5
Pumped groundwater out of a Roman well site and lost a key artifact
Last Tuesday I was helping on a dig near Bath, England, where we were clearing a 1st century well. The pump we rented from a local rental yard kept sucking up mud and gravel, nothing crazy until the hose kicked sideways and sent a jet of water straight into the screening table. I saw a little bronze fibula brooch fly off into the overflow bucket and before I could yell, it went down the drain into the river. The site director gave me the cold stare for a solid minute, then just said 'well, that's one way to lose 40 pounds of artifact.' We spent the next three hours digging through the silt pile downstream with sieves, found half a Roman nail but no brooch.
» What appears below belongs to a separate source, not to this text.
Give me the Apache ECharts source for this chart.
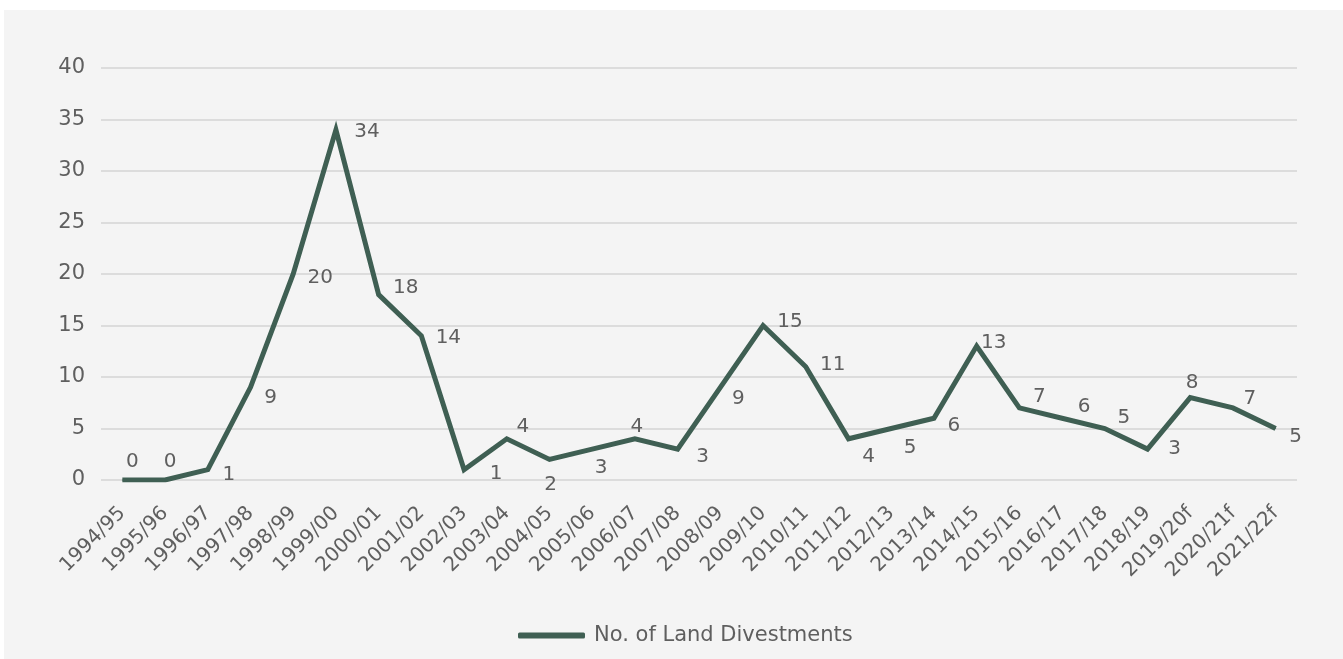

Has anyone else had a piece of history just vanish because of bad equipment or a dumb move like this?
2 comments
Log in to join the discussion
Log In2 Comments
eva_lewis9d ago
well, that's one way to lose 40 pounds of artifact' is gonna be the tagline for my worst archaeological nightmares now. RIP little brooch, you're out there living your best river life.
3
the_tara9d ago
Actually that brooch might do more good in the river than in a museum. Those things get locked away in storage rooms for decades, never seen by anyone. Now some fish is wearing it, or a kid finds it 50 years from now and actually cares about it. Plus rivers move stuff around, could end up in a completely different country and teach us about trade routes. Sounds like the brooch is doing better fieldwork than most grad students.